Before You Call A Trainer, Be Ready Discuss . . .


    1. Who is your dog? Who are the humans in the home?
    2. What training, if any, does your dog already have?
    3. Do you have concerns about current negative behaviors?
    4. Do you have clear obedience goals? What are those?
    5. What do you want your life with your dog to look like? Active? Dog going places with you? Traveling with your dog? A lot of socialization with humans or dogs? Farm life? Boating life? And so forth . . .
    6. Do you plan to play a big role in your dog’s training and training maintenance, or do you prefer to outsource that role to a professional?
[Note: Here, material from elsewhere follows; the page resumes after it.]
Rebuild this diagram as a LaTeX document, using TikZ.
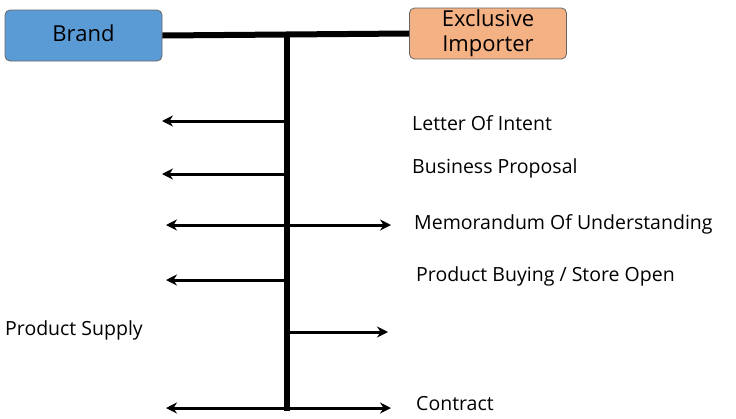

Training vs. Rehabilitation


    • When a dog requires rehabilitation, it is usually related to issues such as anxiety, insecurity, aggression, trauma, over-excitement and other related issues. These conditions can be displayed through aggressive posture, fight/flight reaction to humans, biting/threat of biting, complete shut down, and a host of anti-social behavior.
    • When we rehabilitate dogs, the approach is dependent on the individual dog and her family and life circumstances. While obedience training (training specific commands) may be a part of the rehab strategy, it is does not play a central role for us. Rehab for us is focused on finding the approach(es) that best resonate with the dog and help to calm the brain, build trust and provide the dog with the type of leadership and clarity that will alleviate the mental/emotional pressure on the dog.
    • Mo will discuss potential rehabilitation strategies with you after meeting you and your dog for an initial session.